** Task **
Which lines hold the word "chart"? Copy each of them.

** Data excerpt **
──────────

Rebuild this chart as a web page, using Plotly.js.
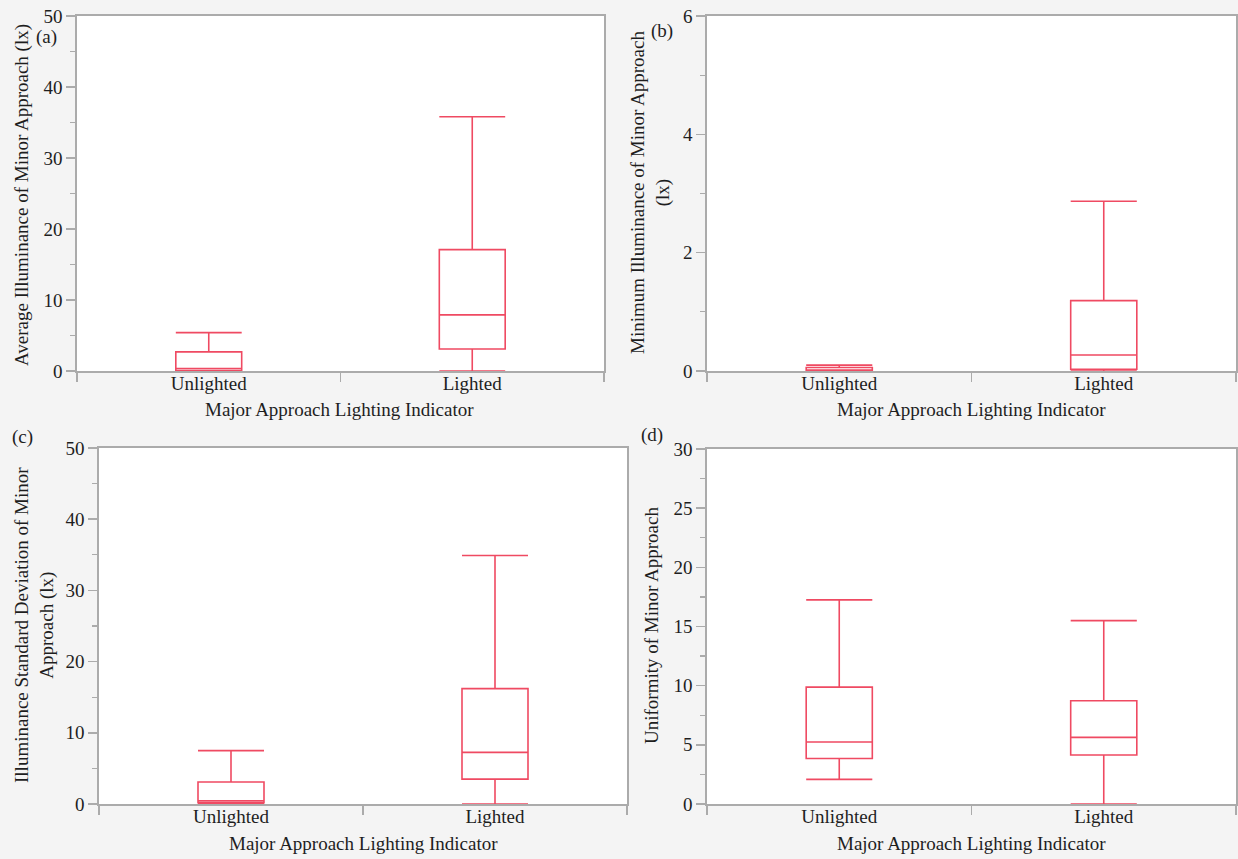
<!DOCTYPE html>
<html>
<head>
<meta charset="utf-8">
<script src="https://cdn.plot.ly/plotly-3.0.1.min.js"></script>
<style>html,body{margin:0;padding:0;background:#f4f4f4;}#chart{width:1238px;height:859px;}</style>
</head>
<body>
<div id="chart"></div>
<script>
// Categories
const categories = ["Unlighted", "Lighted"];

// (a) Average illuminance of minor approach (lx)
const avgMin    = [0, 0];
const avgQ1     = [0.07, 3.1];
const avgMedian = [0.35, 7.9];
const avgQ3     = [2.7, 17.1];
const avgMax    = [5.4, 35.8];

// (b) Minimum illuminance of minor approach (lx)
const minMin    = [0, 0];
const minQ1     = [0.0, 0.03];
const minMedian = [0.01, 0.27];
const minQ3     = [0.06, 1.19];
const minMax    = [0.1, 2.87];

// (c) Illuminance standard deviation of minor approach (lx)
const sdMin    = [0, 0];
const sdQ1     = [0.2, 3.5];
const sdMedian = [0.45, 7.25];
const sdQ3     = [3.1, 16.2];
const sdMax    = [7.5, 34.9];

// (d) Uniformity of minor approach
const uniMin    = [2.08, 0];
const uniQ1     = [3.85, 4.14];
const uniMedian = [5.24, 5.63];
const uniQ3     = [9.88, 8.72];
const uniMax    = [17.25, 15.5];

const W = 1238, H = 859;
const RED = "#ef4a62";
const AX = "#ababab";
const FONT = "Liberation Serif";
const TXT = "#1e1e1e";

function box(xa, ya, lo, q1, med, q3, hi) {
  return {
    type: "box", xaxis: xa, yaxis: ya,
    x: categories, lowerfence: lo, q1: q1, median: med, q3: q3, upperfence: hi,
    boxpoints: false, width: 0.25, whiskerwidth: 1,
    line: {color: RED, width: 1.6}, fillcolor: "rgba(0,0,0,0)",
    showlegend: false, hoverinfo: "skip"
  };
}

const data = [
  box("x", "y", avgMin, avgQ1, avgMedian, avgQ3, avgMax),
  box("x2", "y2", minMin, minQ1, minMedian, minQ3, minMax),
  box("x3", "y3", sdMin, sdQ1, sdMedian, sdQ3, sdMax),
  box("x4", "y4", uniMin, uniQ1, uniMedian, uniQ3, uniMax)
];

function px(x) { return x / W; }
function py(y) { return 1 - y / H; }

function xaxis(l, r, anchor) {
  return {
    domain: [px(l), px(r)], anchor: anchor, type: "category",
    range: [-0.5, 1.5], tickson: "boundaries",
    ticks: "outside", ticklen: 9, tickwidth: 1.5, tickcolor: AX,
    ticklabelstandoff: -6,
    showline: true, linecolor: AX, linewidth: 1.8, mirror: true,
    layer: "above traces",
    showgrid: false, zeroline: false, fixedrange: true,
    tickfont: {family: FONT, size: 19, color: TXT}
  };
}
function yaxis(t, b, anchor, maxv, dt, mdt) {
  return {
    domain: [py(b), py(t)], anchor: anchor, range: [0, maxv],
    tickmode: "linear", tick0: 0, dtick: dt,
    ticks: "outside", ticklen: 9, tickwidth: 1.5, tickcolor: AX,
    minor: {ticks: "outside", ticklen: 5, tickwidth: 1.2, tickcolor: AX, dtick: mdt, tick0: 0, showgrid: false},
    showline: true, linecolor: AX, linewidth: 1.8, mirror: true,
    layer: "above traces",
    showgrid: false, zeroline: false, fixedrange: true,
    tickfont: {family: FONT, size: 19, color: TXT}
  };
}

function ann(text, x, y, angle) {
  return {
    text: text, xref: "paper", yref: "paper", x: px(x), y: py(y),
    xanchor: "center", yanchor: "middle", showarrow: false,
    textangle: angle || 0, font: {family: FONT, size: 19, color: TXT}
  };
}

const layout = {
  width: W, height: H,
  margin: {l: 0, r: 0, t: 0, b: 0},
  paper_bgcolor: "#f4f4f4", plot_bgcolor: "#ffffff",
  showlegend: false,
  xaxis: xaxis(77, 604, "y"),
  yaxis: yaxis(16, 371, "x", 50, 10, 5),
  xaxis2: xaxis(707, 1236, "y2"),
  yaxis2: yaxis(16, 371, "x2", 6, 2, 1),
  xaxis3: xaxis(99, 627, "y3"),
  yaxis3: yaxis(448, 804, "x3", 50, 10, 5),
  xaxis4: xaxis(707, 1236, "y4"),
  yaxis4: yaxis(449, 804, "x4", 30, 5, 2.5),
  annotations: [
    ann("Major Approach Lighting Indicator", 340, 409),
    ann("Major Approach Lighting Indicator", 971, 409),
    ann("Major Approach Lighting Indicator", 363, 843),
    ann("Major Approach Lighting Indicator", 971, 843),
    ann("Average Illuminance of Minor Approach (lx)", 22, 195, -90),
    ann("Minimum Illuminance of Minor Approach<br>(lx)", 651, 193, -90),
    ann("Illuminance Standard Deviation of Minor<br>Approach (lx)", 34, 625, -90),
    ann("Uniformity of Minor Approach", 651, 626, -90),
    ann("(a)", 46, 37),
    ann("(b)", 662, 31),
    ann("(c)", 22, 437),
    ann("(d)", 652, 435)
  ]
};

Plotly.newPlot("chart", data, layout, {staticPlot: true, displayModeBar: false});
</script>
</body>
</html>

──────────

** Final result **
Rebuild this chart as a web page, using Plotly.js.
<style>html,body{margin:0;padding:0;background:#f4f4f4;}#chart{width:1238px;height:859px;}</style>
<div id="chart"></div>
Plotly.newPlot("chart", data, layout, {staticPlot: true, displayModeBar: false});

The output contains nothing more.